Meant as a wry companion piece to SUNSET BOULEVARD/’50, his classic Hollywood noir, Billy Wilder’s penultimate pic was always going to be a tough, out-of-its-time sell. But it really didn’t stand a chance after Wilder failed to sign up his dream-team leading-lady double act of Marlene Dietrich & Faye Dunaway.* As stand-ins, Hildegard Knef & Marthe Keller at their best couldn’t pull off the story’s requisite glamor & Golden Age Hollywood hauteur . . . and they’re hardly at their best. (The film barely got a Stateside release.) William Holden, weathered but fit, has a role similar to BLVD.’s debt-drowned scripter, but he’s crossed over union lines to play a debt-drowned film producer betting on his charm & a shared romantic past to get Fedora (a reclusive Greta Garbo type) as star for a new ANNA KARENINA. In her late 60s, but fabulously well preserved, Fedora just might go for the deal, if only she weren’t surrounded by an entourage of ‘protectors:’ the Countess, her nurse, a personal physician & the chauffeur/bodyguard. Are they keeping her safe, or just locked up? Wilder must have known audiences would guess the secret to Fedora’s eternal youth, so he reveals it halfway thru (a la Hitchcock), then runs a series of flashback ‘reveals’ to fill in the missing pieces. Problem is, there’s really not much left to learn. As a late admirer, Michael York is a good sport playing himself, especially standing in line to view the open casket. If only the film weren’t also embalmed.

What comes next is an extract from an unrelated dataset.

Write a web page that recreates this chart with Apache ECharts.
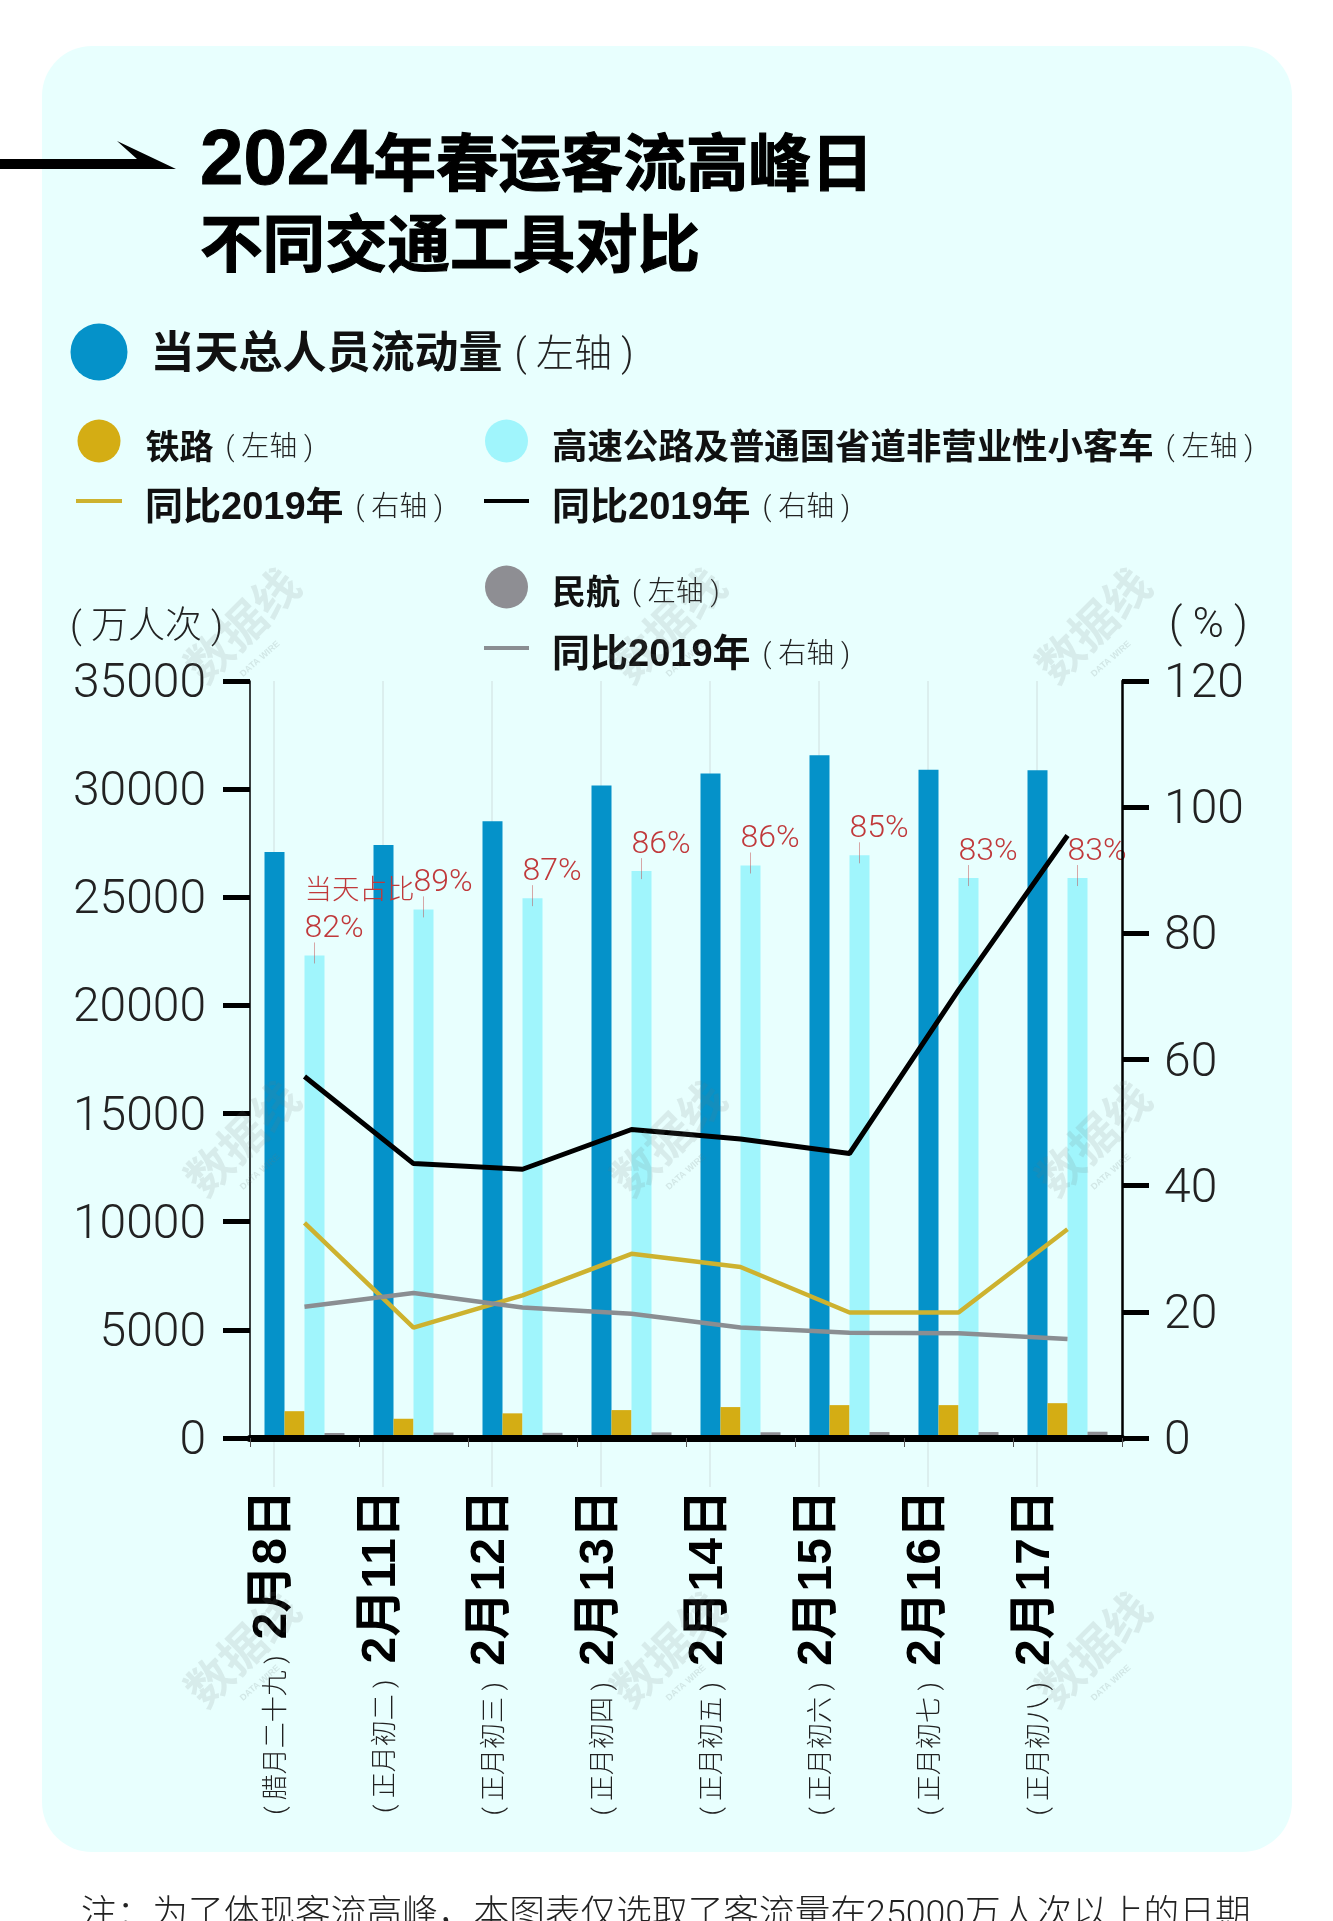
<!DOCTYPE html>
<html><head><meta charset="utf-8">
<style>html,body{margin:0;padding:0;background:#fff;overflow:hidden}#c{width:1333px;height:1921px}</style>
<script src="https://cdn.jsdelivr.net/npm/echarts@6/dist/echarts.min.js"></script>
</head><body><div id="c"></div>
<script>
const dates = ['2月8日','2月11日','2月12日','2月13日','2月14日','2月15日','2月16日','2月17日'];
const lunar = ['( 腊月二十九 )','( 正月初二 )','( 正月初三 )','( 正月初四 )','( 正月初五 )','( 正月初六 )','( 正月初七 )','( 正月初八 )'];
const total = [27090,27420,28520,30170,30720,31570,30900,30870];
const rail = [1240,890,1140,1290,1430,1520,1520,1610];
const highway = [22310,24440,24960,26210,26470,26940,25890,25890];
const aviation = [230,250,240,260,265,275,275,290];
const railYoY = [34.1,17.5,22.6,29.2,27.1,19.9,19.9,33.1];
const highwayYoY = [57.3,43.5,42.6,48.9,47.4,45.1,71,95.5];
const aviationYoY = [20.8,23,20.7,19.7,17.5,16.7,16.6,15.7];
const shareLabels = ['{h|当天占比}\n{v|82%}','{v|89%}','{v|87%}','{v|86%}','{v|86%}','{v|85%}','{v|83%}','{v|83%}'];
const leftTicks = {min:0,max:35000,interval:5000};
const rightTicks = {min:0,max:120,interval:20};

const SANS = '"Roboto","Noto Sans CJK SC",sans-serif';
const BOLD = '"Liberation Sans","Noto Sans CJK SC",sans-serif';
const CJK = '"Noto Sans CJK SC",sans-serif';
const C = {total:'#0592c9',rail:'#d4ad14',highway:'#a0f5fc',aviation:'#8e8e93',railL:'#cdb22f',hwL:'#000',avL:'#8a8e92',bg:'#e8fffe',red:'#c0393b',ink:'#1c1c1c'};

function legendItem(name,left,top,w,h,icon,label,axis,size,subSize,padTop,padLeft){
  return {show:true,left,top,padding:0,orient:'horizontal',selectedMode:false,data:[{name,icon}],itemWidth:w,itemHeight:h,
    formatter:()=>`{n|${label}}{a|${axis}}`,
    textStyle:{rich:{
      n:{fontFamily:BOLD,fontWeight:'bold',fontSize:size,lineHeight:size,color:'#111',padding:[padTop,0,0,padLeft]},
      a:{fontFamily:SANS,fontWeight:300,fontSize:subSize,lineHeight:size,color:'#222',padding:[padTop,0,0,12]}
    }}};
}
const wmPos = [[242,625],[668,625],[1093,625],[242,1138],[668,1138],[1093,1138],[242,1649],[668,1649],[1093,1649]];
const wm = wmPos.flatMap(p=>[
  {type:'text',x:p[0],y:p[1],rotation:0.78,silent:true,z:50,style:{text:'数据线',fontFamily:CJK,fontWeight:'bold',fontSize:46,fill:'rgba(110,120,120,0.14)',textAlign:'center',textVerticalAlign:'middle'}},
  {type:'text',x:p[0]+18,y:p[1]+34,rotation:0.72,silent:true,z:50,style:{text:'DATA WIRE',fontFamily:BOLD,fontWeight:'bold',fontSize:9,fill:'rgba(110,120,120,0.18)',textAlign:'center',textVerticalAlign:'middle'}}
]);

const option = {
  animation:false,
  backgroundColor:'#fff',
  title:{left:200,top:122,padding:0,
    text:'{d|2024}{t|年春运客流高峰日}\n{t|不同交通工具对比}',
    textStyle:{rich:{
      d:{fontFamily:BOLD,fontWeight:'bold',fontSize:78,lineHeight:81,color:'#000',textBorderColor:'#000',textBorderWidth:1},
      t:{fontFamily:CJK,fontWeight:'bold',fontSize:62.5,lineHeight:81,color:'#000',textBorderColor:'#000',textBorderWidth:1.2}
    }}},
  graphic:[
    {type:'rect',z:-10,silent:true,shape:{x:42,y:46,width:1250,height:1806,r:50},style:{fill:C.bg}},
    {type:'polygon',z:5,silent:true,shape:{points:[[0,159],[137,159],[117,141],[176,169],[0,169]]},style:{fill:'#000'}},
    {type:'text',z:5,silent:true,x:81,y:1916,style:{text:'注：为了体现客流高峰，本图表仅选取了客流量在25000万人次以上的日期',fontFamily:SANS,fontWeight:300,fontSize:35.7,fill:'#222',textVerticalAlign:'middle'}},
    ...wm
  ],
  legend:[
    legendItem('当天总人员流动量',70.5,323.5,57,57,'circle','当天总人员流动量','( 左轴 )',44,38,8,18),
    legendItem('铁路',77.5,415.5,43,43,'circle','铁路','( 左轴 )',34,28,17,20),
    legendItem('铁路同比2019年',76,474.5,46,4,'rect','同比2019年','( 右轴 )',38,28,15,18),
    legendItem('高速公路及普通国省道非营业性小客车',485,414.8,43,43,'circle','高速公路及普通国省道非营业性小客车','( 左轴 )',35.4,28,17,19),
    legendItem('高速公路同比2019年',484,474.5,45,4,'rect','同比2019年','( 右轴 )',38,28,15,18),
    legendItem('民航',485,562.5,43,43,'circle','民航','( 左轴 )',34,28,15,19),
    legendItem('民航同比2019年',484,621.5,45,4,'rect','同比2019年','( 右轴 )',38,28,15,18)
  ],
  grid:{left:250,right:211,top:681,bottom:483,containLabel:false},
  xAxis:{type:'category',data:dates,z:5,
    axisLine:{show:true,onZero:false,lineStyle:{color:'#000',width:7}},
    axisTick:{show:true,length:9,lineStyle:{color:'#555',width:1}},
    splitLine:{show:false},
    axisLabel:{interval:0,rotate:90,margin:52,verticalAlign:'bottom',hideOverlap:false,
      formatter:(v,i)=>`{s|${lunar[i]}}{d|${v}}`,
      rich:{
        s:{fontFamily:SANS,fontWeight:300,fontSize:26,color:'#222',verticalAlign:'bottom',padding:[0,0,14,0]},
        d:{fontFamily:BOLD,fontWeight:'bold',fontSize:48,color:'#000',verticalAlign:'bottom',padding:[0,0,8,16]}
      }}},
  yAxis:[
    {type:'value',...leftTicks,name:'( 万人次 )',nameLocation:'end',nameGap:34,z:5,
      nameTextStyle:{fontFamily:SANS,fontWeight:300,fontSize:37,color:'#222',align:'right',padding:[0,27,0,0]},
      axisLine:{show:true,lineStyle:{color:'#000',width:1.5}},
      axisTick:{show:true,length:27,lineStyle:{color:'#000',width:5}},
      splitLine:{show:false},
      axisLabel:{margin:44,formatter:v=>`{a|${v}}`,rich:{a:{padding:[8,0,0,0],fontFamily:SANS,fontWeight:300,fontSize:48,color:'#222'}}}},
    {type:'value',...rightTicks,name:'( % )',nameLocation:'end',nameGap:34,z:5,
      nameTextStyle:{fontFamily:SANS,fontWeight:300,fontSize:42,color:'#222',align:'left',padding:[0,0,0,47]},
      axisLine:{show:true,lineStyle:{color:'#000',width:2.5}},
      axisTick:{show:true,length:27,lineStyle:{color:'#000',width:5}},
      splitLine:{show:false},
      axisLabel:{margin:42,formatter:v=>`{a|${v}}`,rich:{a:{padding:[8,0,0,0],fontFamily:SANS,fontWeight:300,fontSize:48,color:'#222'}}}}
  ],
  series:[
    {type:'custom',name:'guide',z:1,silent:true,clip:false,data:dates.map((d,i)=>[i]),encode:{x:0},
      renderItem:(params,api)=>{
        const p=api.coord([api.value(0),0]);
        const sys=params.coordSys;
        return {type:'line',shape:{x1:p[0]-30.5,y1:sys.y,x2:p[0]-30.5,y2:sys.y+sys.height+49},style:{stroke:'#cfdede',lineWidth:1}};
      }},
    {type:'bar',name:'当天总人员流动量',data:total,yAxisIndex:0,barWidth:20,barGap:0,z:2,itemStyle:{color:C.total}},
    {type:'bar',name:'铁路',data:rail,yAxisIndex:0,barWidth:20,barGap:0,z:2,itemStyle:{color:C.rail}},
    {type:'bar',name:'高速公路及普通国省道非营业性小客车',data:highway,yAxisIndex:0,barWidth:20,barGap:0,z:2,itemStyle:{color:C.highway},
      label:{show:true,position:'top',distance:8,align:'left',offset:[-10,0],formatter:p=>shareLabels[p.dataIndex],
        rich:{
          h:{fontFamily:SANS,fontWeight:300,fontSize:27.5,lineHeight:37,color:C.red},
          v:{fontFamily:SANS,fontWeight:300,fontSize:32,lineHeight:37,color:C.red}
        }}},
    {type:'bar',name:'民航',data:aviation,yAxisIndex:0,barWidth:20,barGap:0,z:2,itemStyle:{color:C.aviation}},
    {type:'custom',name:'leader',z:4,silent:true,clip:false,data:highway.map((v,i)=>[i,v]),encode:{x:0,y:1},
      renderItem:(params,api)=>{
        const p=api.coord([api.value(0),api.value(1)]);
        return {type:'line',shape:{x1:p[0]+10,y1:p[1]-13,x2:p[0]+10,y2:p[1]+8},style:{stroke:'rgba(192,57,59,0.45)',lineWidth:1}};
      }},
    {type:'line',name:'铁路同比2019年',data:railYoY,yAxisIndex:1,z:3,symbol:'none',lineStyle:{color:C.railL,width:4.5},itemStyle:{color:C.railL}},
    {type:'line',name:'高速公路同比2019年',data:highwayYoY,yAxisIndex:1,z:3,symbol:'none',lineStyle:{color:C.hwL,width:5},itemStyle:{color:C.hwL}},
    {type:'line',name:'民航同比2019年',data:aviationYoY,yAxisIndex:1,z:3,symbol:'none',lineStyle:{color:C.avL,width:4.5},itemStyle:{color:C.avL}}
  ]
};
const chart = echarts.init(document.getElementById('c'),null,{renderer:'canvas',width:1333,height:1921});
chart.setOption(option);
</script></body></html>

SCREWY THOUGHT OF THE DAY: *Wilder’s luck turned in the mid-‘60s. Whereas SUNSET BOULEVARD lost Montgomery Clift only to gain William Holden in his breakthrough role, Billy had no such luck recasting IRMA LA DOUCE/’63 with Lou Jacobi after Charles Laughton died; replacing Peter Sellers with Ray Walston after a heart attack on KISS ME STUPID/’64; or making up lost star power on THE PRIVATE LIFE OF SHERLOCK HOLMES/’70 when both Sellers and Peter O’Toole declined, even with so superb a duo as Colin Blakely & Robert Stevens.
DOUBLE-BILL: SUNSET BLVD. seems the likely choice, but a better match might be Joe Mankiewicz’s equally flawed THE BAREFOOT CONTESSA/’54.